Em 2013, passei um mês ouvindo ex-governadores, ex-secretários da Fazenda e economistas para uma reportagem sobre a história da dívida do RS. A bola de neve teve início há 50 anos. Desde então, passaram-se diferentes governos, e a controvérsia persiste. Às vésperas da adesão ao regime de recuperação fiscal, o debate voltou aos holofotes, pautado por OAB-RS e Ajuris, que representam advogados e juízes gaúchos.
É claro que o ideal seria - como defendem as entidades - a revisão e a consequente extinção do contrato (de fato, impagável) assinado em 1998, quando a União assumiu o passivo, na gestão de Antônio Britto. Mas a história sugere que a saída não é simples.
Naquela época, o governo estadual se comprometeu a devolver, em 30 anos, cerca de R$ 9 bilhões à União (em torno de R$ 60 bilhões em valores corrigidos), com juros de 6% e incidência do IGP-DI. O indexador cresceu além do esperado, e o passivo se multiplicou. Hoje, depois de ter repassado quase R$ 40 bilhões aos cofres federais, o RS ainda deve R$ 73 bilhões. É um absurdo, não há dúvida.
O fato é que, nas últimas duas décadas, houve inúmeros questionamentos ao contrato, inclusive na Justiça - o primeiro deles ocorreu já em 1999, no governo de Olívio Dutra. Sem nunca chegar a uma solução definitiva, a discussão prosseguiu, ano após ano, em meio à crise.
Em 2013, Tarso Genro conseguiu viabilizar uma renegociação, concluída por José Ivo Sartori. Após dezenas de reuniões, foi possível alterar as condições de pagamento (correção e juros), alongar o prazo em 20 anos e abater parte do saldo. A União jamais se dispôs, contudo, a dar o contrato por encerrado, hipótese que também não avançou na seara judicial.
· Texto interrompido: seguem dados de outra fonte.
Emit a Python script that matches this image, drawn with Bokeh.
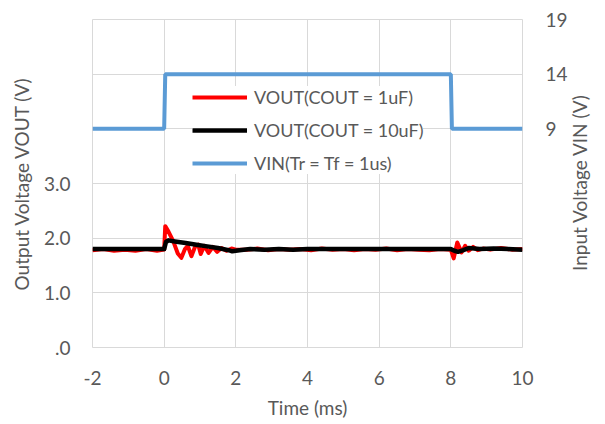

Ainda que a intenção seja a melhor possível, nada garante - diante do histórico do problema - que, agora, haverá um desfecho diferente.
Como surgiu a bola de neve
A dívida do RS começou a sair do controle em 1970, quando o Estado entrou no mercado de capitais e passou a emitir títulos com correção monetária. Os papéis tiveram rápida aceitação no mercado, o que viabilizou obras. Mas, na década seguinte, veio à tona a explosão do endividamento. Os prazos expiraram, e o pagamento passou a ser adiado. Novos títulos foram emitidos para cobrir papéis vencidos (dívida para pagar dívida). A situação piorou, até que a União assumiu o passivo, dando início à realidade que temos hoje.
Tire suas dúvidas
Quanto já se pagou à União?
Em 1998, ao assinar o acordo com a União, o Estado ficou obrigado a pagar cerca de R$ 9 bilhões (equivalente a em torno de R$ 60 bilhões em valores corrigidos) em 30 anos, com juros anuais de 6% e correção pelo IGP-DI. Com o passar do tempo, o indexador cresceu além do esperado, e o passivo se multiplicou. Em renegociação recente, o governo conseguiu revisar as regras do contrato, mas, mesmo assim, em dezembro de 2020 (dado do último relatório oficial sobre o tema, divulgado em 2021), depois de ter repassado mais de R$ 35 bilhões à União, o Estado ainda devia R$ 69,1 bilhões aos cofres federais. Por conta disso, há setores que questionam o pagamento e exigem auditoria da dívida.
O Estado tem uma liminar no STF autorizando a suspensão provisória do pagamento. Quanto se deixou de pagar à União?
A liminar autorizando a suspensão dos pagamentos está em vigência desde julho de 2017. O pedido de suspensão foi feito pela Procuradoria-Geral do Estado, alegando impossibilidade financeira de manter os repasses. O fôlego ao caixa foi de R$ 1 bilhão em 2017, R$ 3,2 bilhões em 2018, R$ 3,45 bilhões em 2019, de R$ 3,47 bilhões em 2020 e de pelo menos mais R$ 3 bilhões em 2021, se aproximando dos R$ 15 bilhões na soma. O valor não será perdoado pela União. No futuro, terá de ser pago com juros e correção.
Quantos contratos são?
São 28 contratos de empréstimos, sendo 20 de financiamentos nacionais (dívida interna) e oito de operações internacionais (dívida externa). Entre os contratos nacionais, está a dívida com a União, que assumiu parte dos débitos do Estado em 1998 e representa 84,9% do total do passivo público. Em dezembro de 2020, o saldo devedor equivalia a quase o dobro da receita corrente líquida do Estado no ano (isto é, toda a arrecadação em tributos, descontadas as transferências legais).